▶ **Material to process**:

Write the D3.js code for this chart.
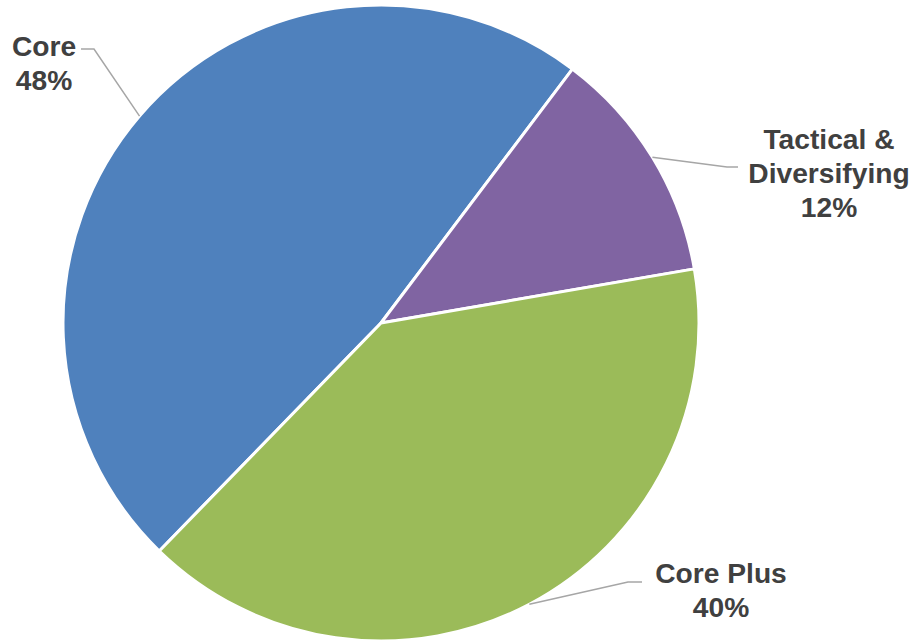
<!DOCTYPE html>
<html>
<head>
<meta charset="utf-8">
<script src="https://cdn.jsdelivr.net/npm/d3@7"></script>
<style>
  html, body { margin: 0; padding: 0; background: #ffffff; }
  svg { display: block; }
</style>
</head>
<body>
<svg id="chart" width="915" height="641"></svg>
<script>
// ---- data ----
const categories = ["Core", "Tactical & Diversifying", "Core Plus"];
const values = [48, 12, 40];
const labelLines = [["Core", "48%"], ["Tactical &", "Diversifying", "12%"], ["Core Plus", "40%"]];
const colors = ["#4f81bd", "#8064a2", "#9bbb59"];

// ---- layout ----
const W = 915, H = 641;
const cx = 381, cy = 323, R = 318;
const startDeg = -135.8;
const labelLayout = [
  { x: 44, y: 56, elbowStart: [81, 49], elbow: [94, 49] },
  { x: 829, y: 149, elbowStart: [738, 167], elbow: [727, 167] },
  { x: 721, y: 583, elbowStart: [642, 582], elbow: [628, 582] }
];
const fontSize = 28.2, lineGap = 34;

const svg = d3.select("#chart");
const g = svg.append("g").attr("transform", `translate(${cx},${cy})`);

const pie = d3.pie().sort(null).value(d => d)
  .startAngle(startDeg * Math.PI / 180)
  .endAngle((startDeg + 360) * Math.PI / 180);
const arcs = pie(values);
const arc = d3.arc().innerRadius(0).outerRadius(R);

g.selectAll("path.slice").data(arcs).enter().append("path")
  .attr("class", "slice")
  .attr("d", arc)
  .attr("fill", (d, i) => colors[i])
  .attr("stroke", "#ffffff")
  .attr("stroke-width", 3)
  .attr("stroke-linejoin", "round");

// leader lines
arcs.forEach((a, i) => {
  const mid = (a.startAngle + a.endAngle) / 2;
  const px = cx + R * Math.sin(mid);
  const py = cy - R * Math.cos(mid);
  const L = labelLayout[i];
  svg.append("polyline")
    .attr("points", [[px, py], L.elbow, L.elbowStart].map(p => p.join(",")).join(" "))
    .attr("fill", "none")
    .attr("stroke", "#a6a6a6")
    .attr("stroke-width", 1.5);
});

// labels
labelLines.forEach((lines, i) => {
  const L = labelLayout[i];
  const t = svg.append("text")
    .attr("text-anchor", "middle")
    .attr("font-family", "Liberation Sans, Arial, sans-serif")
    .attr("font-weight", "bold")
    .attr("font-size", fontSize)
    .attr("fill", "#404040");
  lines.forEach((ln, j) => {
    t.append("tspan").attr("x", L.x).attr("y", L.y + j * lineGap).text(ln);
  });
});
</script>
</body>
</html>
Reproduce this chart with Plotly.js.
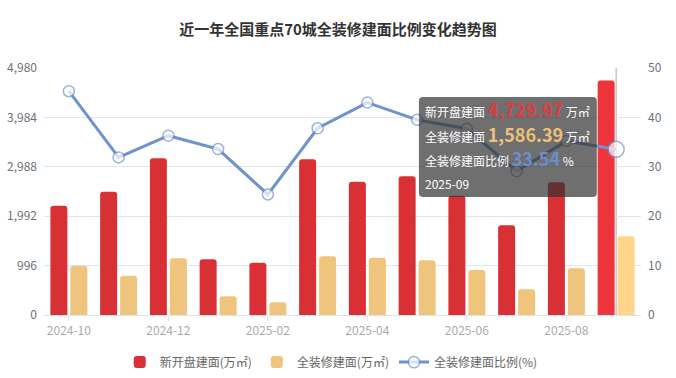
<!DOCTYPE html>
<html>
<head>
<meta charset="utf-8">
<script src="https://cdn.plot.ly/plotly-3.0.1.min.js"></script>
<style>
html,body{margin:0;padding:0;background:#fff;}
#chart{width:676px;height:378px;}
</style>
</head>
<body>
<div id="chart"></div>
<script>
const categories = ['2024-10','2024-11','2024-12','2025-01','2025-02','2025-03','2025-04','2025-05','2025-06','2025-07','2025-08','2025-09'];
const newArea = [2203, 2486, 3159, 1123, 1055, 3139, 2687, 2795, 2405, 1808, 2674, 4729.97];
const fullDecoArea = [994, 792, 1143, 377, 256, 1183, 1155, 1103, 907, 518, 941, 1586.39];
const fullDecoRatio = [45.3, 31.9, 36.3, 33.6, 24.4, 37.8, 43.0, 39.5, 37.7, 29.1, 35.2, 33.54];
const leftTicks = [0, 996, 1992, 2988, 3984, 4980];
const rightTicks = [0, 10, 20, 30, 40, 50];
const xTickLabels = ['2024-10','2024-12','2025-02','2025-04','2025-06','2025-08'];

const n = categories.length;
const hi = n - 1;
const font = '"Noto Sans CJK SC", "Noto Sans", sans-serif';

const redColors = categories.map((c,i)=> i===hi ? '#ef343b' : '#d93035');
const yelColors = categories.map((c,i)=> i===hi ? '#ffd58a' : '#efc47d');
const mSizes = categories.map((c,i)=> i===hi ? 16 : 11);

const traces = [
  {type:'bar', name:'新开盘建面(万㎡)', x:categories, y:newArea, marker:{color:redColors}, yaxis:'y', hoverinfo:'none'},
  {type:'bar', name:'全装修建面(万㎡)', x:categories, y:fullDecoArea, marker:{color:yelColors}, yaxis:'y', hoverinfo:'none'},
  {type:'scatter', mode:'lines+markers', name:'全装修建面比例(%)', x:categories, y:fullDecoRatio, yaxis:'y2',
   line:{color:'#6f93cb', width:3}, marker:{symbol:'circle', size:mSizes, color:'#ffffff', line:{color:'#6f93cb', width:1.5}}, hoverinfo:'none'}
];

// tooltip geometry (paper coords)
const tx0=0.628, tx1=0.926, ty0=0.478, ty1=0.883, rx=4/597, ry=4/247;
const tipPath = `M ${tx0+rx},${ty0} L ${tx1-rx},${ty0} Q ${tx1},${ty0} ${tx1},${ty0+ry} L ${tx1},${ty1-ry} Q ${tx1},${ty1} ${tx1-rx},${ty1} L ${tx0+rx},${ty1} Q ${tx0},${ty1} ${tx0},${ty1-ry} L ${tx0},${ty0+ry} Q ${tx0},${ty0} ${tx0+rx},${ty0} Z`;

const fmt = v => v.toLocaleString('en-US',{minimumFractionDigits:2, maximumFractionDigits:2});
const tipX = 0.6365;
const tipFont = {family:font, size:12, color:'#ffffff'};
function tipLine(y, text){
  return {xref:'paper', yref:'paper', x:tipX, y:y, xanchor:'left', yanchor:'middle', showarrow:false, align:'left', borderpad:0, text:text, font:tipFont};
}
const annotations = [
  tipLine(0.834, `新开盘建面 <b><span style="color:#e23a3e;font-size:18px">${fmt(newArea[hi])}</span></b> 万㎡`),
  tipLine(0.731, `全装修建面 <b><span style="color:#ecc07b;font-size:18px">${fmt(fullDecoArea[hi])}</span></b> 万㎡`),
  tipLine(0.634, `全装修建面比例 <b><span style="color:#6a8fcb;font-size:18px">${fullDecoRatio[hi].toFixed(2)}</span></b> %`),
  tipLine(0.534, `${categories[hi]}`)
];

const layout = {
  width:676, height:378,
  margin:{l:44, r:35, t:68, b:63, pad:0},
  paper_bgcolor:'#ffffff', plot_bgcolor:'#ffffff',
  font:{family:font, size:12, color:'#6e7079'},
  title:{text:'<b>近一年全国重点70城全装修建面比例变化趋势图</b>', x:0.5, xanchor:'center', y:0.92, yanchor:'middle', font:{family:font, size:15, color:'#333333'}},
  barmode:'group', bargap:0.196, bargroupgap:0.15, barcornerradius:3,
  showlegend:true,
  legend:{orientation:'h', x:0.49, xanchor:'center', xref:'container', y:0.042, yref:'container', yanchor:'middle', font:{family:font, size:12, color:'#666666'}, itemwidth:30, traceorder:'normal'},
  xaxis:{type:'category', automargin:false, range:[-0.5, n-0.5], categoryorder:'array', categoryarray:categories, tickmode:'array', tickvals:xTickLabels, ticktext:xTickLabels,
    showgrid:false, zeroline:false, showline:true, linecolor:'#dfe3ea', linewidth:1, ticks:'outside', ticklen:5, tickcolor:'#dfe3ea',
    tickfont:{family:font, size:12, color:'#aaaaaa'}, fixedrange:true},
  yaxis:{range:[0,4980], automargin:false, tickmode:'array', tickvals:leftTicks, tickformat:',d', showgrid:true, gridcolor:'#e0e6f1', zeroline:false,
    showline:false, ticks:'', ticklabelstandoff:6, tickfont:{family:font, size:12, color:'#6e7079'}, fixedrange:true},
  yaxis2:{range:[0,50], automargin:false, tickmode:'array', tickvals:rightTicks, overlaying:'y', side:'right', showgrid:false, zeroline:false,
    showline:false, ticks:'', ticklabelstandoff:6, tickfont:{family:font, size:12, color:'#6e7079'}, fixedrange:true},
  shapes:[
    {type:'line', xref:'x', yref:'paper', x0:categories[hi], x1:categories[hi], y0:0, y1:1, line:{color:'#aaaaaa', width:1}, layer:'below'},
    {type:'path', xref:'paper', yref:'paper', path:tipPath, fillcolor:'rgba(50,50,50,0.7)', line:{width:0}, layer:'above'}
  ],
  annotations:annotations
};

Plotly.newPlot('chart', traces, layout, {displayModeBar:false, staticPlot:true});
</script>
</body>
</html>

▶ **Task directions**:
Reproduce only the lines running from the beginning of the entries above to the line holding "const arc = d3.arc().innerRadius(0).outerRadius(R);", inclusive. Pictures stay out of the copy.

▶ **Full output**:
Write the D3.js code for this chart.
<!DOCTYPE html>
<html>
<head>
<meta charset="utf-8">
<script src="https://cdn.jsdelivr.net/npm/d3@7"></script>
<style>
  html, body { margin: 0; padding: 0; background: #ffffff; }
  svg { display: block; }
</style>
</head>
<body>
<svg id="chart" width="915" height="641"></svg>
<script>
// ---- data ----
const categories = ["Core", "Tactical & Diversifying", "Core Plus"];
const values = [48, 12, 40];
const labelLines = [["Core", "48%"], ["Tactical &", "Diversifying", "12%"], ["Core Plus", "40%"]];
const colors = ["#4f81bd", "#8064a2", "#9bbb59"];

// ---- layout ----
const W = 915, H = 641;
const cx = 381, cy = 323, R = 318;
const startDeg = -135.8;
const labelLayout = [
  { x: 44, y: 56, elbowStart: [81, 49], elbow: [94, 49] },
  { x: 829, y: 149, elbowStart: [738, 167], elbow: [727, 167] },
  { x: 721, y: 583, elbowStart: [642, 582], elbow: [628, 582] }
];
const fontSize = 28.2, lineGap = 34;

const svg = d3.select("#chart");
const g = svg.append("g").attr("transform", `translate(${cx},${cy})`);

const pie = d3.pie().sort(null).value(d => d)
  .startAngle(startDeg * Math.PI / 180)
  .endAngle((startDeg + 360) * Math.PI / 180);
const arcs = pie(values);
const arc = d3.arc().innerRadius(0).outerRadius(R);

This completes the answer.